= Mohawk Oil =

Gas Station and oil recycling chain in Canada

Mohawk Oil was an oil recycling and gas retailing business in Canada wholly owned by Husky Energy. Mohawk began as an independent chain of gas stations started in 1960 by Hugh Sutherland. It later began to invest in oil recycling and built their first recycling plant in 1980 to recycle oil from across western Canada, reselling it to other companies. Mohawk produced ethanol at its plant in Minnedosa, Manitoba. Mohawk was the largest retailer of ethanol-blended gasolines in Western Canada before being acquired by Husky in 1998.

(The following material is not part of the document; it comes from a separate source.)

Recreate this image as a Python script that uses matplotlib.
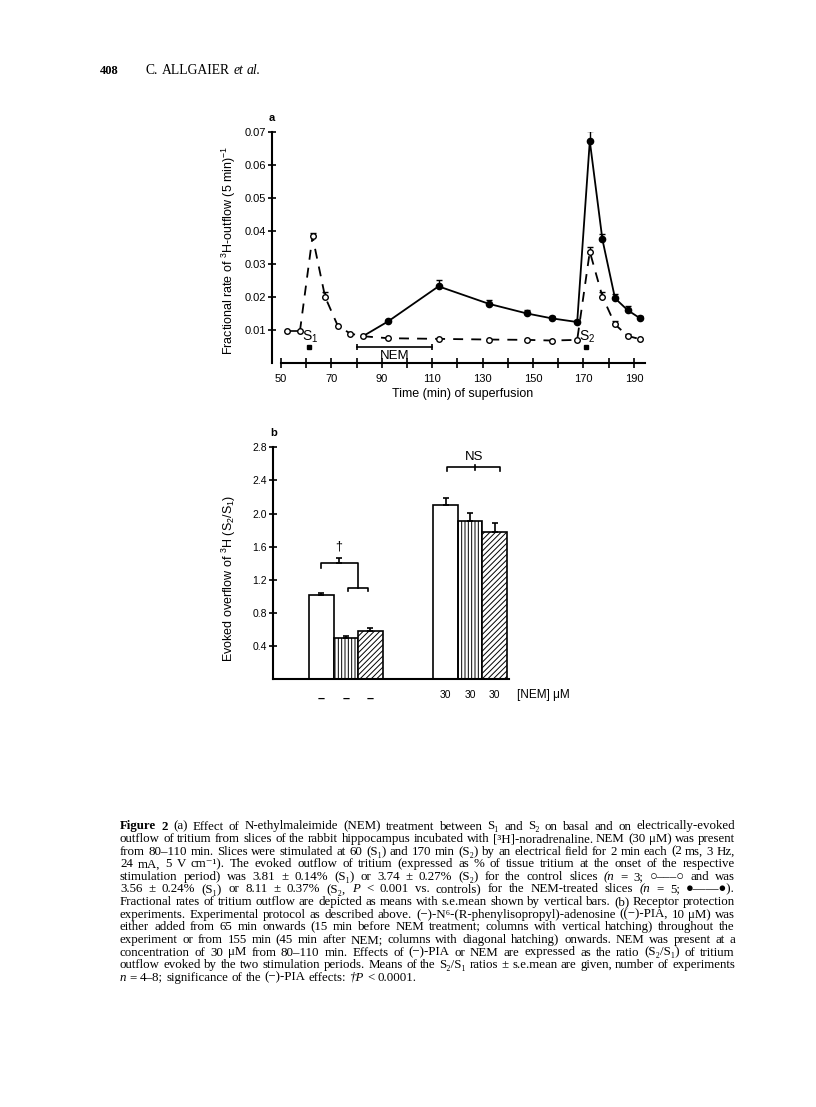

Husky Oil of Canada and Balaclava Enterprises of Vancouver offered a share for Mohawk. The offer was conditional on 90 percent of Mohawk common shares being deposited to the bid, including the approximately 21 percent already held by Balaclava. Mohawk’s board of directors accepted the bid and had recommended it to shareholders at which time Hugh Sutherland held 42% of the shares. Letters explaining the offer were sent to Mohawk shareholders June 5 with offer expiry of July 6, 1998.

The purchase of Mohawk Canada Limited for  million proceeded in July 1998. The acquisition added about 300 gas stations and an ethanol plant to Husky’s assets.

The oil recycling plant was sold off in the late 1990s to several different operators, and is known as "Terrapure Oil Recycling" in North Vancouver.

The brand name and logo reinforce an all-Canadian image similar to that of Petro-Canada. Stretching from Vancouver Island to Eastern Canada, Mohawk and Husky have over 500 stations. Mohawk's fuel contains up to 10% ethanol.

In 2015, Mohawk sold off its remaining gas stations and left the oil industry altogether.